Data production doubles each year, but data scientists, who wrangle insights from reams of data, are in short supply. To bridge this gap, a team at A*STAR has developed a fully automatic, web-based system that puts the power of big data analysis in the hands of laypeople.
Uncovering patterns and relationships hidden in vast data sets requires a machine learning pipeline or ‘workflow’ — a string of algorithms and processes called operators. But not every workflow is appropriate for every situation. So how does the non-expert know which to use? To help, Theint Theint Aye, from the A*STAR Institute of High Performance Computing and her colleagues have produced an analytics system (called the Layman Analytics System, or ‘LAS’) for the novice.
Say you have a data set to analyse. The first part of the LAS — the workflow recommender — compares your data set’s metadata to that of existing data sets in a repository. It then selects the best-performing workflows based on those similar repository data sets and passes them to the second part: the workflow optimizer.
Here, ‘genetic programming’ refines the workflow. Operators are randomly replaced, analogous to random genetic mutations in DNA. Mutated workflows are then crossed with each other, which involves swapping pairs of operators between them.
The process then repeats — ‘fittest’ workflows are selected, mutated and crossed — for a predefined number of generations (based on empirical experience). The result: an automatically generated tailor-made workflow.
The system is web based using cloud infrastructure, so there is no need to install special software or use dedicated computing power.
To evaluate whether the LAS generated appropriate workflows, Aye’s team tested it on 114 data sets from the University of California’s Irvine Machine Learning Repository and benchmarked against OpenML, an open-source, online machine learning platform.
For 87 data sets (about 76 per cent of the total), LAS-produced workflow accuracy was above the 50th percentile of OpenML’s performance. This figure could improve over time too, Aye says. Users can plug their data sets and workflows back into the repository, providing a richer stock from which the workflow recommender can later draw.

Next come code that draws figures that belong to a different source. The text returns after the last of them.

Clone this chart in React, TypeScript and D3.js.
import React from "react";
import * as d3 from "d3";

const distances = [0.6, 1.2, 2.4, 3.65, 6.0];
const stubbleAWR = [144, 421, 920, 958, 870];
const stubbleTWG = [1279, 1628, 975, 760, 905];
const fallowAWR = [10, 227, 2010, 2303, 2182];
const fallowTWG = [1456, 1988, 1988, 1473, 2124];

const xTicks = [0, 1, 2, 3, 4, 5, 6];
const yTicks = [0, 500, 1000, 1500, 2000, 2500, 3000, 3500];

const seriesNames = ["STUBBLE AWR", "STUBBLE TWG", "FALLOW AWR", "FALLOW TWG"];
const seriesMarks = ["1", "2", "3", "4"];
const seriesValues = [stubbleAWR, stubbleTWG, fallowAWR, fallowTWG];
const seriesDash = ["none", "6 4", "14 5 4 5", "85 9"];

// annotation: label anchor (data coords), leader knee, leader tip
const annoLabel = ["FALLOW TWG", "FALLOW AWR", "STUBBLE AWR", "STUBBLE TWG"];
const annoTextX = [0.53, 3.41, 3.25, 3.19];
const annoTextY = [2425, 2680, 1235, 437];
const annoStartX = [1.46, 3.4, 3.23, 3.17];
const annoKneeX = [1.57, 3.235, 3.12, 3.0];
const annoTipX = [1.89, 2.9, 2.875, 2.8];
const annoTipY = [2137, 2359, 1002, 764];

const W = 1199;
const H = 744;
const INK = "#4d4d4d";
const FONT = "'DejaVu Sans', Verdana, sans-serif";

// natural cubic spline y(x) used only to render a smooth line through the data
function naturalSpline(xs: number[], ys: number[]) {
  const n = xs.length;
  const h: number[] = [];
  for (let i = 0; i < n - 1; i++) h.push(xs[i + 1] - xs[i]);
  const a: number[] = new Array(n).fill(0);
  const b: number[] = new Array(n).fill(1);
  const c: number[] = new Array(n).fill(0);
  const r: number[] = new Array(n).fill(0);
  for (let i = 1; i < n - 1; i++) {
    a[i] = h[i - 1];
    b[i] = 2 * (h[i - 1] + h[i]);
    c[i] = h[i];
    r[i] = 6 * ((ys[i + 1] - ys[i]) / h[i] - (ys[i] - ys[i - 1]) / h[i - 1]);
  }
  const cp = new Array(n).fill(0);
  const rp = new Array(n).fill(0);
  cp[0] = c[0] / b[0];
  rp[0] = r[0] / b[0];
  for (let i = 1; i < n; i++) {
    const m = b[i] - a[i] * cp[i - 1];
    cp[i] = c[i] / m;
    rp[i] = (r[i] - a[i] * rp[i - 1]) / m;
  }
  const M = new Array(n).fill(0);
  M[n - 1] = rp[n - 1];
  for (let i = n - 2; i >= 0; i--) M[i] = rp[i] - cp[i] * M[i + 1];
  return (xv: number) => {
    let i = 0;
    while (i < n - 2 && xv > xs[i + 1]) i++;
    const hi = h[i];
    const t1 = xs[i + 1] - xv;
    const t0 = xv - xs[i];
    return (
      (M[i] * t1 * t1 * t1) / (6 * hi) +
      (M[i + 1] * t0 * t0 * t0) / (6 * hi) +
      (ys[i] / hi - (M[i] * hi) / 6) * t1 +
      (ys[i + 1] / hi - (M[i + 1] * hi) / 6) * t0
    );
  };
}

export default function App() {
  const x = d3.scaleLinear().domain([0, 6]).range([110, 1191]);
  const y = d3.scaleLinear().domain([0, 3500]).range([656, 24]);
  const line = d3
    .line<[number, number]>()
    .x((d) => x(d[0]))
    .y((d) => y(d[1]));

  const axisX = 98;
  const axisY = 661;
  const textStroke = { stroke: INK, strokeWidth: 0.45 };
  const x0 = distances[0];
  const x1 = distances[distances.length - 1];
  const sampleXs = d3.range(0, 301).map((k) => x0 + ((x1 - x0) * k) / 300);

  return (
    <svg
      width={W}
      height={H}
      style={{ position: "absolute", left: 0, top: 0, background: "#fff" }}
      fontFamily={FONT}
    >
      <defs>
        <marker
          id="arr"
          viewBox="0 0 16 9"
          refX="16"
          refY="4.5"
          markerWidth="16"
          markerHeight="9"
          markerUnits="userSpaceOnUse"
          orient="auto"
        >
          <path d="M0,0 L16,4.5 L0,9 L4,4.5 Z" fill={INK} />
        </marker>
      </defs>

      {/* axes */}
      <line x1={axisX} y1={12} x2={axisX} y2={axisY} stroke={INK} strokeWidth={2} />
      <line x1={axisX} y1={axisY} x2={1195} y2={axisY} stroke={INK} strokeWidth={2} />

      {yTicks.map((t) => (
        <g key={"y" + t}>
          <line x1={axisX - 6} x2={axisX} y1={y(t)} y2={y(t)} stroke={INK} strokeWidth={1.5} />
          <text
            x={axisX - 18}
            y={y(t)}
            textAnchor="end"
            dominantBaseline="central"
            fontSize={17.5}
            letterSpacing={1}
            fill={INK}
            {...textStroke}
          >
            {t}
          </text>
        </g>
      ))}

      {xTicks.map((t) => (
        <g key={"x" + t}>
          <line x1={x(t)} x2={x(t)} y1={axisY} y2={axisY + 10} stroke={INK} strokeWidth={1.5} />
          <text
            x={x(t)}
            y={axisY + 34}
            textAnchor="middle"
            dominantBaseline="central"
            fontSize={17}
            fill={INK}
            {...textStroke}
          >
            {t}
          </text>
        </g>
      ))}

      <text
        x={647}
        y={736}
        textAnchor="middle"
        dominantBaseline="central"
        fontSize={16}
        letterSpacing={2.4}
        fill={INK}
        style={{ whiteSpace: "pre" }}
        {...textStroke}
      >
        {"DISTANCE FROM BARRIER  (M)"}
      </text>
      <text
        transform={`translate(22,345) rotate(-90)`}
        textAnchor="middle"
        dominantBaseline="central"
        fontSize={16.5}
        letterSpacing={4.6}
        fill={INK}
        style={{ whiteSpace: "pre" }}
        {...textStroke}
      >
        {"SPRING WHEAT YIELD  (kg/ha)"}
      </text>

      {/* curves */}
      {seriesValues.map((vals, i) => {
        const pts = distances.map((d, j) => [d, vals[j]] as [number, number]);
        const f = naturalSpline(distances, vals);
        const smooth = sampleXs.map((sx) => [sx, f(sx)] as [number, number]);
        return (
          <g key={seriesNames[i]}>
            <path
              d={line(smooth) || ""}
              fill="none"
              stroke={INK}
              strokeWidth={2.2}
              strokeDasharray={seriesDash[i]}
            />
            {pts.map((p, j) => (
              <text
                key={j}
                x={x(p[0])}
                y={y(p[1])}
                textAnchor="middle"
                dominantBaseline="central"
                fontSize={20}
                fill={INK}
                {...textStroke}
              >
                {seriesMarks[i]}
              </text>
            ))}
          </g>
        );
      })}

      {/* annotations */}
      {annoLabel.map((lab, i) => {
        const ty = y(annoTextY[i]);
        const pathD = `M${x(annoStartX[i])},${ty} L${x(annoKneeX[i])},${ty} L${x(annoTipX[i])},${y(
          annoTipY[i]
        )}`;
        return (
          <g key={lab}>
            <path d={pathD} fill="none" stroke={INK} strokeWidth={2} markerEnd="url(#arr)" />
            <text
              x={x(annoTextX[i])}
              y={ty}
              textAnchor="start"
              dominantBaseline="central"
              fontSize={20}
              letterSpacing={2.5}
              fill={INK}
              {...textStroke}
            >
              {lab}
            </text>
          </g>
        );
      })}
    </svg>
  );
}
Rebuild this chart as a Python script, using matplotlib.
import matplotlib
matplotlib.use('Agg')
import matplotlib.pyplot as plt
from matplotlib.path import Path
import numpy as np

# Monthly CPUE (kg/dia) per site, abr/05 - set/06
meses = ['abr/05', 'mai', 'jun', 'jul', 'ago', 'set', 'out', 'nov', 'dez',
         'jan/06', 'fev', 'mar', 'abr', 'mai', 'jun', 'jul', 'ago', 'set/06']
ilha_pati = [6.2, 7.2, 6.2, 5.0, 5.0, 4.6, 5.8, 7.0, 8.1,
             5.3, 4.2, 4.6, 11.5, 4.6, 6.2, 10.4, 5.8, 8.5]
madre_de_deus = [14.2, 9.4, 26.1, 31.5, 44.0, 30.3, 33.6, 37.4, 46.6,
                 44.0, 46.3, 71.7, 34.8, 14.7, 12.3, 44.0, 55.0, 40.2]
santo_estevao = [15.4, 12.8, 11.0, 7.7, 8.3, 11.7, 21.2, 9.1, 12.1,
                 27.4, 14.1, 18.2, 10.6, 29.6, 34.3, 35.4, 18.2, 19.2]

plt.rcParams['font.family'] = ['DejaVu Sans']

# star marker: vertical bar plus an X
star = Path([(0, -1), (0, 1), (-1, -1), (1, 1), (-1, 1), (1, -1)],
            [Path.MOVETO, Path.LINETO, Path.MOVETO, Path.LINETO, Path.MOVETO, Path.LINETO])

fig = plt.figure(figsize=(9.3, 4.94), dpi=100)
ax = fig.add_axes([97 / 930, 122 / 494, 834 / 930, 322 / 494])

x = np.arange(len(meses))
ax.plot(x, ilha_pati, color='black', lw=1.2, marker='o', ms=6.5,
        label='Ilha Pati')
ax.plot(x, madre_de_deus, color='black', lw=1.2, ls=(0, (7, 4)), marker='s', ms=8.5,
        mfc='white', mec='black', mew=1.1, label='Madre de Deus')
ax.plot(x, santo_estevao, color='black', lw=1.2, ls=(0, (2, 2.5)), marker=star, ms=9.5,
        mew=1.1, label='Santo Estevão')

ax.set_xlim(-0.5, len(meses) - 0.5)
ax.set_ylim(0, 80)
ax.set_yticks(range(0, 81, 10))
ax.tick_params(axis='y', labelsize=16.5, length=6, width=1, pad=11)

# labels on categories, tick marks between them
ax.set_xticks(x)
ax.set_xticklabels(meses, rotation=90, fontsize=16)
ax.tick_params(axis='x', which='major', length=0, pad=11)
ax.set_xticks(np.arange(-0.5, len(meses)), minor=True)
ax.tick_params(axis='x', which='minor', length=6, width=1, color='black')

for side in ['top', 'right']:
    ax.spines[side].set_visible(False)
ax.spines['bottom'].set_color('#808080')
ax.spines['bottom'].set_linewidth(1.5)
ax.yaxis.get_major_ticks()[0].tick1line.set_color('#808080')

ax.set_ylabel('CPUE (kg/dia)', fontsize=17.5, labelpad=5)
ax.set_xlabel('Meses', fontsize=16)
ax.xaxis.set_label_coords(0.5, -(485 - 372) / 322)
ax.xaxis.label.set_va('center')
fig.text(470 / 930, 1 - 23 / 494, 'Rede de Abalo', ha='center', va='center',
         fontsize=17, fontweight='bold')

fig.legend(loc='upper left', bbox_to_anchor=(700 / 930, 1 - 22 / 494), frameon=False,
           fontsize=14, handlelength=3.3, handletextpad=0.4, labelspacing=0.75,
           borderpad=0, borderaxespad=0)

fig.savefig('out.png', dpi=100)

Non-experts usually take days to generate a good workflow, however, in LAS, the average time to produce a workflow in 15 generations was just over 3 hours. In the future, implementing a faster search technique, or heuristic, could further cut processing time. “Obviously, we would want to run it as efficiently as possible and also have good accuracy values,” Aye says, adding that a graphics processing unit might also boost the LAS’s speed.
The A*STAR-affiliated researchers contributing to this research are from the Institute of High Performance Computing.